The 3-2 vote came during the commission’s Tuesday meeting after a presentation by Josh Curry, the chamber’s president.
Curry was told the chamber could return to the commission to ask for the remainder of the sponsorship once the chamber has a better idea of the festival’s budget and sponsorship contributions.
In his presentation, Curry said the carnival will remain intact although the festival will have a “significant reduction” in the space for vendors. He said the number of vendors will likely be reduced from about 100 to about 60.
Curry also emphasized that the city’s leaders didn’t demand the festival eliminate or reduce the number of commercial vendors — they simply suggested they would like to see more local vendors.
In listening to the public’s concerns about the festival at a recent public meeting, Curry said a good selection of vendors offering diverse foods is wanted. Festival-goers also want entertainment.
Curry said he is working with Corbin Main Street Manager Andy Salmons to get musical groups for the festival. Possible entertainment options range from a variety of local groups to a better-known regional group, depending upon the festival’s sponsorships.
In years past, Curry said big national acts — like Styx — brought more corporate sponsorships to the festival since companies saw it as a way to reward their employees. Those sponsorships — along with the support of the tourism commission — brought up to $80,000 to the festival. As a result, Curry said the chamber could see a decline in sponsorships in addition to reduced proceeds from vendors since there won’t be as many booths.
“This is not going to be the NIBROC of years before,” Curry said.
Curry provided a map of the festival’s layout, which puts the vendors in a space between Gordon and Monroe streets. The carnival will remain on Depot Street from Gordon Street south.
The chamber uses proceeds from the festival to fund its educational efforts. With a reduced festival, Curry said the chamber’s annual banquet could become the group’s bigger fundraiser.
Next year, the chamber may want to hand off the festival to another group, Curry said, adding the chamber would be willing to assist with the festival. One factor playing into that decision is the chamber’s extended reach beyond Corbin to Williamsburg.
Curry asked for $25,000 from the commission.
Financial advisor Kyle Perkins told the commission its budget includes $25,000 for NIBROC. He added the potential for reduced attendance at the festival could result in less restaurant tax collected. Also, Perkins said Corbin’s attorney, Bob Hammons, had said tourism may need event insurance for any event it sponsors.
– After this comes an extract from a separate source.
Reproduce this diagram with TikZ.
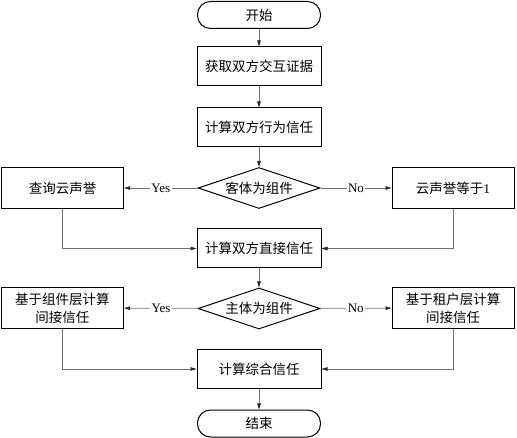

A majority of the commission then voted to give $15,000 to the chamber for NIBROC.
The commission also voted to approve its 2013-2014 budget, which includes $1,249,500 in revenue and $1,246,967 in expenses.
While the budget is similar to the current fiscal year’s budget, Perkins said it does project about $60,000 more revenue because of restaurants that have recently opened in the city, including Hillbilly’s, Froyoz and the Subway at Forest Hills.
Salmons updated the commission on the city’s events, including the new Farmer’s Market held on Tuesday’s in downtown Corbin. He said the market continues to grow and he projects it should have 20 farmers soon. Moonbow Nights will be held on Saturday, June 22, and Salmons said a Facebook post about a Sept. 21 “Color Run” has already generated a significant number of hits. He said the run, in which volunteers douse runners with colored powder, could be a big draw for the city.
The commission also approved giving $2,000 to the Whitley County Fair Board.